Just Climate is focused on investing growth capital to expand new companies in areas such as industrials where it can be harder to eliminate climate-damaging greenhouse gas emissions and that have historically received fewer investment dollars.
With the world not on track to meet a goal of capping global warming at 1.5 degrees Celsius (2.7 degrees Fahrenheit), finding ways to make existing processes more energy-efficient is set to play a key role at the next round of climate talks in Dubai in November.
Unlike makers of traditional motors, which wrap copper wires around an iron core, Infinitum etches copper conductors into a circuit board, making it smaller, lighter and quieter, CEO Ben Schuler told Reuters.
That makes it especially desirable for dense work environments such as running fans in data centers.
The Infinitum motors can also work at variable speeds, helping account for a drop in energy consumption of about 10% to 65%, and the motors are relatively easy to fix and recycle, Schuler said.
The money raised will be used to help build out a second factory in Monterrey, Mexico, bolstering staff numbers from around 150 to around 225, and boosting output from 30,000 motors in 2023 to 150,000 by the end of 2024.

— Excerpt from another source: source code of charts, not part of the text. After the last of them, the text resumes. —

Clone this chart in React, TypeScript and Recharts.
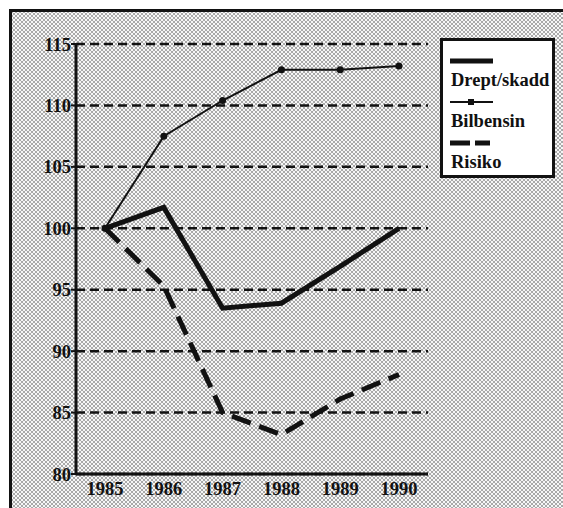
import { LineChart, Line, XAxis, YAxis, CartesianGrid } from 'recharts'

const years = ['1985', '1986', '1987', '1988', '1989', '1990']
const dreptSkadd = [100, 101.7, 93.5, 93.9, 96.9, 100]
const bilbensin = [100, 107.5, 110.4, 112.9, 112.9, 113.2]
const risiko = [100, 95.3, 85.0, 83.2, 86.1, 88.1]
const yTicks = [80, 85, 90, 95, 100, 105, 110, 115]

const series = [
  { key: 'drept', name: 'Drept/skadd' },
  { key: 'bil', name: 'Bilbensin' },
  { key: 'risiko', name: 'Risiko' },
]

const data = years.map((year, i) => ({
  year,
  drept: dreptSkadd[i],
  bil: bilbensin[i],
  risiko: risiko[i],
}))

const INK = '#111'
const FONT = '"Liberation Serif", "Times New Roman", serif'

const dots = {
  backgroundColor: '#f7f7f7',
  backgroundImage:
    'radial-gradient(circle, #777 0.55px, transparent 0.95px), radial-gradient(circle, #777 0.55px, transparent 0.95px)',
  backgroundSize: '4px 4px, 4px 4px',
  backgroundPosition: '0 0, 2px 2px',
}

function Sample({ kind }: { kind: string }) {
  return (
    <svg width={48} height={10} style={{ display: 'block' }}>
      {kind === 'drept' && <line x1={2} y1={5} x2={45} y2={5} stroke={INK} strokeWidth={5} />}
      {kind === 'bil' && (
        <g>
          <line x1={2} y1={5} x2={45} y2={5} stroke={INK} strokeWidth={2} />
          <rect x={20} y={2} width={6} height={6} fill={INK} />
        </g>
      )}
      {kind === 'risiko' && <line x1={2} y1={5} x2={42} y2={5} stroke={INK} strokeWidth={5} strokeDasharray="20 5" />}
    </svg>
  )
}

function LegendBox() {
  return (
    <div
      style={{
        position: 'absolute',
        left: 440,
        top: 38,
        width: 115,
        height: 140,
        boxSizing: 'border-box',
        border: `3px solid ${INK}`,
        background: '#fff',
        padding: '15px 0 0 5px',
        fontFamily: FONT,
        fontWeight: 'bold',
        fontSize: 18.5,
        color: INK,
        lineHeight: '20px',
      }}
    >
      {series.map((s) => (
        <div key={s.key} style={{ marginBottom: 7 }}>
          <Sample kind={s.key} />
          <div style={{ marginTop: 4, paddingLeft: 3, whiteSpace: 'nowrap' }}>{s.name}</div>
        </div>
      ))}
    </div>
  )
}

export default function App() {
  const tickStyle = { fontSize: 18.5, fill: INK, fontFamily: FONT, fontWeight: 'bold' }
  return (
    <div style={{ position: 'absolute', left: 0, top: 0, width: 563, height: 508, overflow: 'hidden', background: '#fff' }}>
      <div style={{ position: 'absolute', left: 9, top: 9, width: 600, height: 600, border: `3px solid ${INK}`, ...dots }} />
      <div style={{ position: 'absolute', left: 0, top: 0 }}>
        <LineChart width={563} height={508} data={data} margin={{ top: 44, right: 135, bottom: 0, left: 16 }}>
          <CartesianGrid vertical={false} stroke={INK} strokeWidth={2.5} strokeDasharray="9 5" />
          <XAxis
            dataKey="year"
            height={34}
            padding={{ left: 29, right: 29 }}
            tickLine={false}
            axisLine={{ stroke: INK, strokeWidth: 3 }}
            tick={tickStyle}
            interval={0}
          />
          <XAxis
            xAxisId="top"
            dataKey="year"
            orientation="top"
            height={0}
            padding={{ left: 29, right: 29 }}
            tick={false}
            tickLine={false}
            axisLine={{ stroke: INK, strokeWidth: 3 }}
          />
          <YAxis
            width={60}
            domain={[80, 115]}
            ticks={yTicks}
            interval={0}
            tickSize={5}
            tickMargin={0}
            tickLine={{ stroke: INK, strokeWidth: 2 }}
            axisLine={{ stroke: INK, strokeWidth: 3 }}
            tick={tickStyle}
          />
          <YAxis
            yAxisId="right"
            orientation="right"
            width={0}
            domain={[80, 115]}
            tick={false}
            tickLine={false}
            axisLine={{ stroke: INK, strokeWidth: 3 }}
          />
          <Line dataKey="drept" name="Drept/skadd" stroke={INK} strokeWidth={5} dot={false} isAnimationActive={false} />
          <Line
            dataKey="bil"
            name="Bilbensin"
            stroke={INK}
            strokeWidth={2}
            dot={{ r: 2.5, fill: INK, stroke: INK }}
            isAnimationActive={false}
          />
          <Line
            dataKey="risiko"
            name="Risiko"
            stroke={INK}
            strokeWidth={5}
            strokeDasharray="20 9"
            dot={false}
            isAnimationActive={false}
          />
        </LineChart>
      </div>
      <LegendBox />
    </div>
  )
}
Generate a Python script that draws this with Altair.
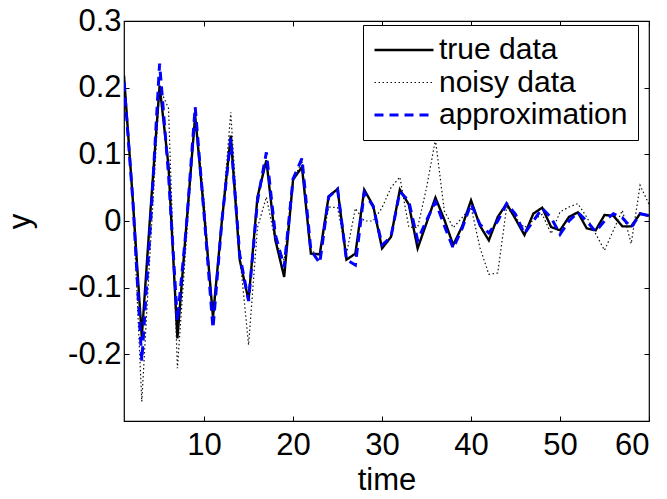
import altair as alt
import pandas as pd

time = list(range(1, 61))

true_data = [0.218, 0.03, -0.174, 0.02, 0.203, 0.083, -0.176, -0.008, 0.158, 0.013,
             -0.144, 0.0, 0.128, -0.058, -0.119, 0.036, 0.091, -0.028, -0.084, 0.062,
             0.081, -0.049, -0.05, 0.037, 0.048, -0.058, -0.049, 0.047, 0.023, -0.041,
             -0.024, 0.047, 0.025, -0.041, -0.003, 0.035, 0.002, -0.036, -0.008, 0.031,
             -0.007, -0.029, 0.006, 0.026, 0.003, -0.021, 0.011, 0.02, -0.009, -0.014,
             0.006, 0.013, -0.011, -0.014, 0.009, 0.008, -0.008, -0.008, 0.011, 0.008]

noisy_data = [0.22, 0.03, -0.271, -0.03, 0.2, 0.169, -0.221, -0.03, 0.16, 0.03,
              -0.15, 0.0, 0.163, -0.05, -0.186, -0.01, 0.036, -0.03, -0.059, 0.06,
              0.09, -0.045, -0.05, 0.021, 0.02, -0.05, 0.019, 0.0, 0.0, 0.02,
              0.05, 0.066, -0.009, -0.01, 0.05, 0.122, 0.015, -0.01, 0.005, 0.021,
              -0.04, -0.08, -0.078, 0.021, 0.005, -0.01, 0.001, 0.01, -0.019, 0.0135,
              0.021, 0.026, 0.006, -0.019, -0.044, -0.014, 0.016, -0.034, 0.0535, 0.025]

approximation = [0.208, 0.03, -0.21, 0.0, 0.236, 0.07, -0.15, -0.01, 0.171, 0.01,
                 -0.161, 0.0, 0.124, -0.05, -0.12, 0.03, 0.103, -0.02, -0.069, 0.063,
                 0.094, -0.044, -0.063, 0.036, 0.048, -0.058, -0.066, 0.043, 0.022, -0.036,
                 -0.024, 0.044, 0.03, -0.029, 0.001, 0.029, -0.007, -0.041, -0.011, 0.026,
                 -0.005, -0.018, 0.0, 0.026, 0.01, -0.019, 0.0, 0.019, 0.005, -0.02,
                 0.0, 0.013, 0.0, -0.016, 0.0, 0.011, 0.005, -0.01, 0.011, 0.008]

series_names = ["true data", "noisy data", "approximation"]
series_colors = ["black", "#111111", "#0000ff"]
series_dashes = [[1, 0], [1.5, 2.5], [9, 6]]
series_widths = [2.4, 1.2, 3]

x_ticks = [10, 20, 30, 40, 50, 60]
y_ticks = [-0.2, -0.1, 0, 0.1, 0.2, 0.3]

rows = []
for name, vals in zip(series_names, [true_data, noisy_data, approximation]):
    for t, v in zip(time, vals):
        rows.append({"time": t, "value": v, "series": name})
df = pd.DataFrame(rows)

FONT = "Liberation Sans"
FS = 31
LFS = 30

x_scale = alt.Scale(domain=[1, 60], nice=False, zero=False)
y_scale = alt.Scale(domain=[-0.3, 0.3], nice=False, zero=False)

legend = alt.Legend(
    orient="none", legendX=239, legendY=4, title=None,
    symbolType="stroke", symbolSize=3481, labelFontSize=LFS, labelFont=FONT,
    labelColor="black", strokeColor="black", fillColor="white",
    padding=10, labelOffset=4, rowPadding=2.5, clipHeight=30, labelLimit=400,
    cornerRadius=0,
)

ylabel_expr = ("datum.value == 0 ? '0' : (datum.value < 0 ? '-' + format(-datum.value, '.1f') "
               ": format(datum.value, '.1f'))")

x_axis = alt.Axis(orient="bottom", values=x_ticks, title="time", domain=False, grid=False,
                  tickSize=5, offset=-5, tickColor="black", labelPadding=9,
                  labelFontSize=FS, labelFont=FONT, labelColor="black",
                  titleFontSize=FS, titleFont=FONT, titleColor="black", titleFontWeight="normal",
                  titleBaseline="alphabetic", titleY=73, labelOverlap=False, labelFlush=10)
y_axis = alt.Axis(orient="left", values=y_ticks, title="y", domain=False, grid=False,
                  tickSize=5, offset=-5, tickColor="black", labelPadding=3,
                  labelExpr=ylabel_expr,
                  labelFontSize=FS, labelFont=FONT, labelColor="black",
                  titleFontSize=FS, titleFont=FONT, titleColor="black", titleFontWeight="normal",
                  titleAngle=270, titleBaseline="alphabetic", titleX=-100, titleY=200,
                  labelOverlap=False, labelFlush=False)

base = alt.Chart(df)

layers = []
for i, name in enumerate(series_names):
    layers.append(
        base.transform_filter(alt.datum.series == name).mark_line(clip=True).encode(
            x=alt.X("time:Q", scale=x_scale, axis=x_axis),
            y=alt.Y("value:Q", scale=y_scale, axis=y_axis),
            color=alt.Color("series:N", scale=alt.Scale(domain=series_names, range=series_colors), legend=legend),
            strokeDash=alt.StrokeDash("series:N", scale=alt.Scale(type="ordinal", domain=series_names, range=series_dashes), legend=legend),
            strokeWidth=alt.StrokeWidth("series:N", scale=alt.Scale(type="ordinal", domain=series_names, range=series_widths), legend=legend),
        )
    )
lines = alt.layer(*layers)

frame_axes = base.transform_filter(alt.datum.series == "true data").mark_line(opacity=0).encode(
    x=alt.X("time:Q", scale=x_scale,
            axis=alt.Axis(orient="top", values=x_ticks, title=None, labels=False, domain=False,
                          grid=False, tickSize=5, offset=-5, tickColor="black")),
    y=alt.Y("value:Q", scale=y_scale,
            axis=alt.Axis(orient="right", values=y_ticks, title=None, labels=False, domain=False,
                          grid=False, tickSize=5, offset=-5, tickColor="black")),
)

chart = alt.layer(lines, frame_axes).resolve_axis(x="independent", y="independent").properties(
    width=525, height=400,
    autosize=alt.AutoSizeParams(type="none"),
    padding={"left": 116, "top": 13, "right": 10, "bottom": 70},
    background="white",
).configure_view(stroke="black", strokeWidth=1.2)

chart.save("out.html", embed_options={"renderer": "svg", "actions": False})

Texas-based Infinitum has about 100 patents and pending patents.
Just Climate Director Benoit Grobon said about half of the power from electric generation in the world goes into electric motors, and increasing their efficiency would save a lot of energy.
Moreover, electric motors used as generators could make windmills more efficient and improve the range of electric cars, he added.
Industrials account for around 34% of global emissions but investors gave just under 8% of startup funding to the sector in the 10 years to the third quarter of 2022, PwC said. That rose to 14% over the last year, PwC calculated.
Data from industry tracker PitchBook showed a record $15 billion had been raised in carbon and emissions technology venture capital in the first nine months of 2023, outpacing the $14.9 billion raised in the whole of 2022.